*Roof Repairs*
By: Josephus
12 December 2010

Warning: Depending upon damage and roof pitch angle, you may need to use extreme caution walking on your roof. This example is a small puncture, but larger trees can significantly weaken a structure. If in doubt contact a professional carpenter, builder, or inspector. Disclaimer over.

Purpose: The purpose of this article is to guide in the repair of a punctured asphalt shingled roof.

Time: Including trip to Home Depot 5 hours, but I didn't rush.


Objective: One of the objectives for this article is to demonstrate a Top-Side repair. Many attics are difficult to access.

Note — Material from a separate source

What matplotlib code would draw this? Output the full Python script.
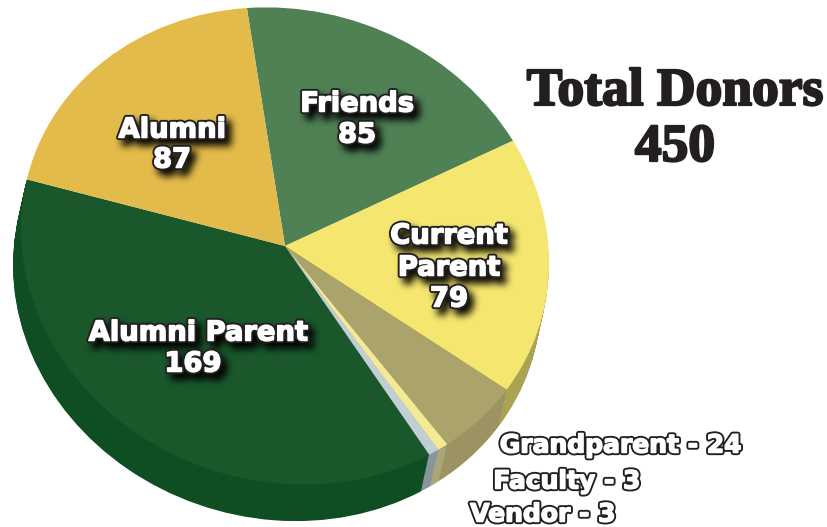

This procedure shows a 2-layer patch of plywood, then asphalt shingle repairs.


  1. Prepare damaged area for patching.
  2. Patch plywood.
  3. Reinstall new shingles.

Step 1:

Get your tools, parts and self safely up to your roof, being careful as you approach the damaged area, some damage may be hidden. Remove debris and start by removing old shingles.


Carefully pry up your last row of un-damaged shingles, using your pry-bar. Note rows of shingles overlap by the rule of thirds, and each will shift 1/3 row-to-row vertically. Use the pry-bar to loosen nails or staples trying not to disturb the existing shingles any more than necessary. Nails may need to be removed if bent, staples seem to stay straight and can be used again. Patience pays dividends here.


Once you have all of the damaged shingles out you can clearly see the damaged wood underneath. See if you can locate your rafters/joists through the opening. You do not want to cut the joists/rafters at all.

Measure and mark out and your area to be patched, again avoid cutting your rafters here most plywood roofs are 3/4" thick or less. If you can only see (1) rafter, they are usually centered on 16" centered.


Step 2:

Note - This is a Top-Side-Repair using a 2-layer patch. Some attics are difficult to access. You can do this easier with a helper inside the attic space. For this portion I am avoiding the underside of the roof. Think of this next section as a toggle bolt wing.

Trim your replacement piece of plywood to be slightly larger than the hole by about 2" to 3" above and below the hole. Start (2) screws into the plywood near the center. Put the zip-tie tightly around both and use this as a handle


Start 4 screws within 1" of the hole above and below the hole.

Now grab the zip-tie handle and slide it into the attic space, turn and position it to line up straight with your hole covering most of it. This does not need to be water-tight. Screw your (4) screws into the new plywood piece, pulling it tight to the original roof. This will support a second piece of plywood so make sure you remove the handle screws, and zip tie and get everything flush.


Now cut the patch plywood to the size of the hole. Screw this new board to the previously installed piece. This example was a shed roof which used no tar-paper, however for most homes you do want to install tar-paper at this point. Make sure your tar paper overlaps top-over-bottom layer to prevent water penetration.


Step 3:

The above picture is an attempt to demonstrate the rule-of-thirds when staggering your shingles. Make sure you stagger each row shifting 1/3 from row to row. Make sure you line up your rows evenly to the original shingles. Make sure no seams line-up vertically or this will allow water penetration.


In the first picture use a scrap piece of wood to distribute the impact of the hammer when resetting old nails and staples. Directly hitting the shingles will damage them. The second picture shows where to nail the new shingles at the glue line under the row above. Be gentle on the old shingles here, they may crack easily. I was able to angle the nail downward and get the hammer head under the shingle to drive it in.

Finish nailing in all of your shingles, and make sure you get all of the original nails and staples as well.

Lastly here are the completed pictures. You can see a slight color variation compared to the 3 year old shingles.